This is the first in an ongoing series that explores the fundamental principles of branding. Please feel free to join the conversation.The idea of “branding” in the marketing sense likely stemmed from the agricultural practice of branding. Farmers have branded their livestock to indicate ownership since the times of ancient Egypt. Today, the meaning of the word “brand” has evolved to encompass much more, especially with regard to marketing.
In its most basic sense, a brand begins with a trademark: a name and a logo used to identify a company and its products and services. But fully developed brands are more than just a set of words, colors, fonts and designs. Brands carry various qualities that appeal to specific types of people.
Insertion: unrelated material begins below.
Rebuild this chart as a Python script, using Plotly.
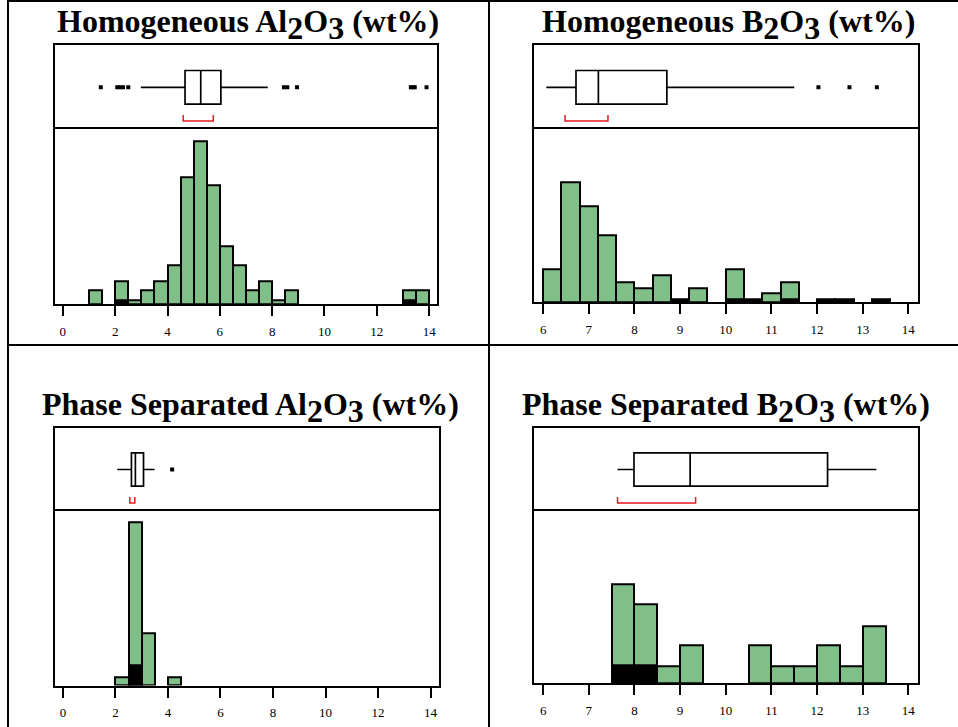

Through the relationship between company and consumer, brands can transcend their physical limitations and develop unique personalities of their own.
But how does a brand get to this point? There are three basic premises upon which a brand can be based: attributes, benefits and values. The difference between them is a fundamentally important.
Attributes are the physical properties that a product has, the stuff that it does. Specifications and features. The most important attributes are those that can translate into actual benefits, which can actually make a person’s life better. Values, on the other hand, are the ideas that a brand stands for.
So between attributes, benefits and values, which of the three is best suited as a basis of a brand? While attributes are important to a product’s overall success and identity, by themselves they often lack relevance to the target audience. Benefits make for stronger brands since they are based on what the audience will gain from using the product or service.
Values, however, are the most powerful pillars of branding. Sure, values will polarize your audience but they will also resonate vigorously with the right types of people. When a brand is able to encompass the thoughts and mindsets of a group, its users will quickly turn into ambassadors who embrace the brand as part of who they are and what they stand for.
Regardless of the brand premise, its essence should be summed up in what we like to refer to as a brand promise. This is what the brand will do for you; this is what the brand will always believe in. In order to establish credibility, it’s important that every part of the audience’s experience—from the employees to the advertising to the actual product or service—consistently communicates this message.